**EXERCISE OBJECTIVE:** Read through the data and report every line in which the word "this" occurs.

**MATERIAL SHOWN:**
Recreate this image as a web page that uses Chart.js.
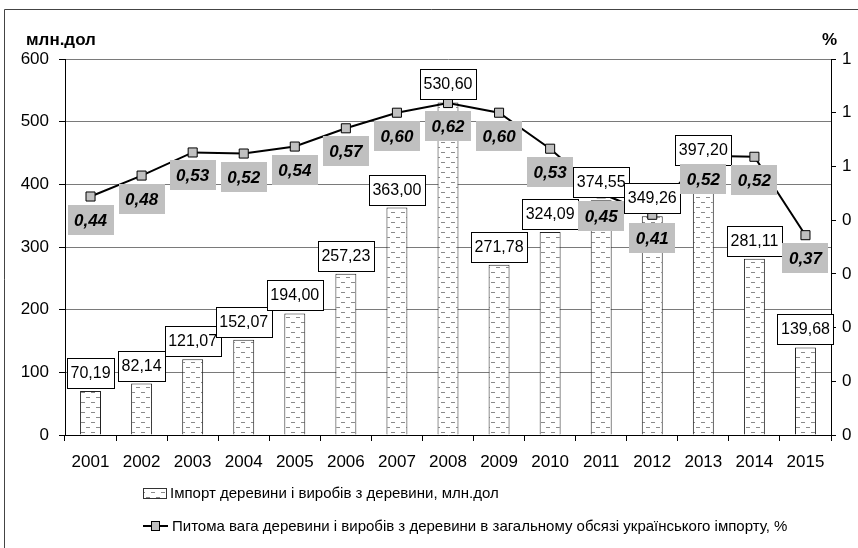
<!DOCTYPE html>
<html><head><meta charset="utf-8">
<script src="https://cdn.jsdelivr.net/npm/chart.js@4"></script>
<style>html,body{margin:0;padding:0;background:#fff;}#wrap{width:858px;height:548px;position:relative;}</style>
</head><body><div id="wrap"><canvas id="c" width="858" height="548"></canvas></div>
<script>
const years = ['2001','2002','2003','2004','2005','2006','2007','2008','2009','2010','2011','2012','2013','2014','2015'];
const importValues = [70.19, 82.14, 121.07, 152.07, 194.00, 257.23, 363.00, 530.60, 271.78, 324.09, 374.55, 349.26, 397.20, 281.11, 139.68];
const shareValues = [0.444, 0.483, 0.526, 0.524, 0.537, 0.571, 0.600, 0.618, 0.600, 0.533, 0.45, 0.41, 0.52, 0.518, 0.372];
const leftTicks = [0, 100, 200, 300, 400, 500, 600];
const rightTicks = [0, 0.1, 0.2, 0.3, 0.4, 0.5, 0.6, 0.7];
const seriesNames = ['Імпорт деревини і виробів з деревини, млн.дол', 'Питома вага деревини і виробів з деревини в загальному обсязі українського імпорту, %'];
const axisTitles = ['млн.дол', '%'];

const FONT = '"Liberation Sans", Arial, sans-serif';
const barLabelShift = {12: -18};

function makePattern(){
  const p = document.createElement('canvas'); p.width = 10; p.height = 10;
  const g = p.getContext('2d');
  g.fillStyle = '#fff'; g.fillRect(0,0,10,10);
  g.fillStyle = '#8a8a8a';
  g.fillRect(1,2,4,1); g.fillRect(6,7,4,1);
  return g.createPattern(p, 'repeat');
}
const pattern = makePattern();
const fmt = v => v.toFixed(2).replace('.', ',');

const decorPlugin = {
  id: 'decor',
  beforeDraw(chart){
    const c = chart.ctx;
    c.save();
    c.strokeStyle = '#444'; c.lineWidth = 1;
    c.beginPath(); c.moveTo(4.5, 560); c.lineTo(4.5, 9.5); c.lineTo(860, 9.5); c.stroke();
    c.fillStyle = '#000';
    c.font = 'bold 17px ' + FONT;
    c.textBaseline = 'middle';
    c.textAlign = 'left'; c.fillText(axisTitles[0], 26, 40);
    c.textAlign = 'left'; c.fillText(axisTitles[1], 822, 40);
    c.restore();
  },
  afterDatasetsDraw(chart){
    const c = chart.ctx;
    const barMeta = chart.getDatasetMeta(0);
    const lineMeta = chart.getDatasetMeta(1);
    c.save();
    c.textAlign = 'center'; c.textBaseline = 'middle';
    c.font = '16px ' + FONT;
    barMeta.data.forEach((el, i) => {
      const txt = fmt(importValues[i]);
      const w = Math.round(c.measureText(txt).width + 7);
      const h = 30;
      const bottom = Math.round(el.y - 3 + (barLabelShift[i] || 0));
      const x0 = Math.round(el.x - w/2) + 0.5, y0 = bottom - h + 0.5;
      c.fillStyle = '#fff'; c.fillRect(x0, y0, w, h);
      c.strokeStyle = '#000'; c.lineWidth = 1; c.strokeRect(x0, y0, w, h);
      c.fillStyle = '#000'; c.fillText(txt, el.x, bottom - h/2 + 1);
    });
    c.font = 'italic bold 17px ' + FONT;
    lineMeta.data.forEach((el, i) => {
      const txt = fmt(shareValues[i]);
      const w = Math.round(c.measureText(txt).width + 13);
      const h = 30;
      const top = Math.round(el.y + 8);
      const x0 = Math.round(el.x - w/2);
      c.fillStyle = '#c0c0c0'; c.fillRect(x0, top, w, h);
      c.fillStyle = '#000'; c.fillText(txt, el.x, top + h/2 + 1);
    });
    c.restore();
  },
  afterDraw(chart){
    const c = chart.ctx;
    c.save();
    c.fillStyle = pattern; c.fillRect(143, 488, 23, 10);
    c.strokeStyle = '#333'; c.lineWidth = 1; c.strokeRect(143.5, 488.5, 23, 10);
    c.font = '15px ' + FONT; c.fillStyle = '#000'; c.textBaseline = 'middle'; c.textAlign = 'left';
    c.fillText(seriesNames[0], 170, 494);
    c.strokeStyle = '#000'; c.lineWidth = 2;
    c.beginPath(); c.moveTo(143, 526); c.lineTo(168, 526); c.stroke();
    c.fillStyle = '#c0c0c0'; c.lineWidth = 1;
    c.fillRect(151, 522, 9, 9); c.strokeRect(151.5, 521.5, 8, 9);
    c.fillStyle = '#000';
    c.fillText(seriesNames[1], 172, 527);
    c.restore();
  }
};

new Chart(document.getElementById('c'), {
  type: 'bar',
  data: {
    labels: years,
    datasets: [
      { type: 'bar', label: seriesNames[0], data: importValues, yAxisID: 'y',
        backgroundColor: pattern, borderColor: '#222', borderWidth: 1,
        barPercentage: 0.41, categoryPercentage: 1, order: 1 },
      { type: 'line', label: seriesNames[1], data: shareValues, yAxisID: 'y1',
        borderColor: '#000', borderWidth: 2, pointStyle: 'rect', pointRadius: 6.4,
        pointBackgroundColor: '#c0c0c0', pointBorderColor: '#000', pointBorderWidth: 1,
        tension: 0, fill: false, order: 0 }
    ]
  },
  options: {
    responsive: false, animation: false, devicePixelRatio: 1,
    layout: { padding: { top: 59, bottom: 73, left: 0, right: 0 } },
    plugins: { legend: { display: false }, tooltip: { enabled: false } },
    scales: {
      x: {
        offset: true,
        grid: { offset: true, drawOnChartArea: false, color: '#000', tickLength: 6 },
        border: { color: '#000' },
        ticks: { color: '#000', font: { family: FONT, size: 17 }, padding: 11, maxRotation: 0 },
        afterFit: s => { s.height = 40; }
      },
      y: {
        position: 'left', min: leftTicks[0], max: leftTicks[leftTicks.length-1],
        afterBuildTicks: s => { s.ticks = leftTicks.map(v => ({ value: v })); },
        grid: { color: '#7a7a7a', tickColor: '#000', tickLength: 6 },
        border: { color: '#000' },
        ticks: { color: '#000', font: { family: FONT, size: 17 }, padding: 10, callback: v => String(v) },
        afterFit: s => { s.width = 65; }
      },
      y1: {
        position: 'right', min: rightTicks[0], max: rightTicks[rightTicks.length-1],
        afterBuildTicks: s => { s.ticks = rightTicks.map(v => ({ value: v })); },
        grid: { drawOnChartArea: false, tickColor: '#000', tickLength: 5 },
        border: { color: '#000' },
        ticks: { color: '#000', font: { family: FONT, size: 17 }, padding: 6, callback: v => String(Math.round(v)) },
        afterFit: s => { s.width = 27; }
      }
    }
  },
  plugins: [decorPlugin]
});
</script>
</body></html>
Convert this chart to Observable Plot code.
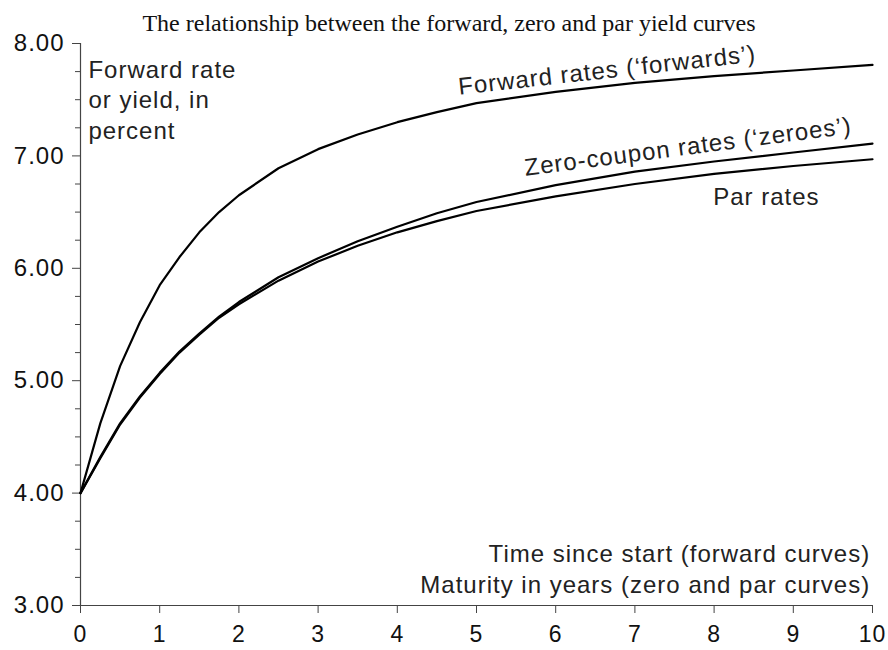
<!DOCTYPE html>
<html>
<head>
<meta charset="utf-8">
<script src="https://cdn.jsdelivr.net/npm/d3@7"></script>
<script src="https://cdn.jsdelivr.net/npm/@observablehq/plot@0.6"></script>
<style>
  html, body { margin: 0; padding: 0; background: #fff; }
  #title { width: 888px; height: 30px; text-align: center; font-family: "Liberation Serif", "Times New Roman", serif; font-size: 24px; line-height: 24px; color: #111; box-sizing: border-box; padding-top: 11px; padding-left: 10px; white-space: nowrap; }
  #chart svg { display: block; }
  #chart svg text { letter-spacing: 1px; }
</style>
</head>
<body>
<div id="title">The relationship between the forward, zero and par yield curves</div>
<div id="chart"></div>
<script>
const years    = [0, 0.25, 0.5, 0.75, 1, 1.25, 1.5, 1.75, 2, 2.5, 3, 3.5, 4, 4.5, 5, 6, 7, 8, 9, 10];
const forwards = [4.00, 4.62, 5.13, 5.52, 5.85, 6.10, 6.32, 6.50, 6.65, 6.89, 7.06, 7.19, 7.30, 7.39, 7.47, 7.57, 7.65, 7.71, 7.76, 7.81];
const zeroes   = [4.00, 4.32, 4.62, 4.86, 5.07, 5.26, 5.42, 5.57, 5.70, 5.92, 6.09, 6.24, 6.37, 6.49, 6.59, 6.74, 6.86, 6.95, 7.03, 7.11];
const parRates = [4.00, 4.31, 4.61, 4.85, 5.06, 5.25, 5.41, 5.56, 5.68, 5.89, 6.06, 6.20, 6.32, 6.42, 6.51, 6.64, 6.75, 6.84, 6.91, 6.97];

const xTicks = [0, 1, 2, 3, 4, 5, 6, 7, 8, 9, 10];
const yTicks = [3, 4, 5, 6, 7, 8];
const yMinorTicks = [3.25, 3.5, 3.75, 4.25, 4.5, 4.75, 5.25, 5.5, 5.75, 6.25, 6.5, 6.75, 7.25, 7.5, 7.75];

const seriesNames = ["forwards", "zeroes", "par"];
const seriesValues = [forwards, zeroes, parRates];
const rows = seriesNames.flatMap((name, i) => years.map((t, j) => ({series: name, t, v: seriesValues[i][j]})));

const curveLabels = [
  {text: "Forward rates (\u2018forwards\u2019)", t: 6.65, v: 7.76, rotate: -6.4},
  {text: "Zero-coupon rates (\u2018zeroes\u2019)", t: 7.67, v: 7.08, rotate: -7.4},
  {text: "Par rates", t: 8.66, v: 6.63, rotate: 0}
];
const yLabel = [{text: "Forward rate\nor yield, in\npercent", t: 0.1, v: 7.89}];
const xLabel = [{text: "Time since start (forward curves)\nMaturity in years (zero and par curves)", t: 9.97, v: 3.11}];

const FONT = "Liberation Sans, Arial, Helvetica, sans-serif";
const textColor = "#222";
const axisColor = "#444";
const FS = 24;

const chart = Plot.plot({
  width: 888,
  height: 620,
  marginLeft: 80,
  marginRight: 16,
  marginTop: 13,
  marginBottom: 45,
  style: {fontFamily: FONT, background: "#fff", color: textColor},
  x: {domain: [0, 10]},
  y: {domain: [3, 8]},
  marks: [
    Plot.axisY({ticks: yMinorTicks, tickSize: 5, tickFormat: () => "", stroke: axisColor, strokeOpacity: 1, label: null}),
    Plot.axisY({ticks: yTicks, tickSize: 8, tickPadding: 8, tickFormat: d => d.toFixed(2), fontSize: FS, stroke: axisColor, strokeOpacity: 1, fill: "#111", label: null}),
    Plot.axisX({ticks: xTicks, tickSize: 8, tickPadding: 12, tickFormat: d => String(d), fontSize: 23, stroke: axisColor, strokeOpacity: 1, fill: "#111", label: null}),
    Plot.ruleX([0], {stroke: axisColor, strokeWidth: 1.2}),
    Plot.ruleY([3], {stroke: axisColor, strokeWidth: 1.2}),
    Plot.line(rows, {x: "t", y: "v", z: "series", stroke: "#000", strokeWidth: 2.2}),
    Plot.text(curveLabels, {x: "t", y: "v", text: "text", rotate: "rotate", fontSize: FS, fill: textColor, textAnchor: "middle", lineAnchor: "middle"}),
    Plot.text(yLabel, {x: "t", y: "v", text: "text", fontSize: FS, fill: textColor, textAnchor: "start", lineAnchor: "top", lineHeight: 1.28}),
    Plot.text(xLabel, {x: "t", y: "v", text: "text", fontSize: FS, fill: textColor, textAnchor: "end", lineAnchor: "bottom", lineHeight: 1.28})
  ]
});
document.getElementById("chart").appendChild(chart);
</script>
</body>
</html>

**ANSWER TO THE EXERCISE:**
Recreate this image as a web page that uses Chart.js.
Convert this chart to Observable Plot code.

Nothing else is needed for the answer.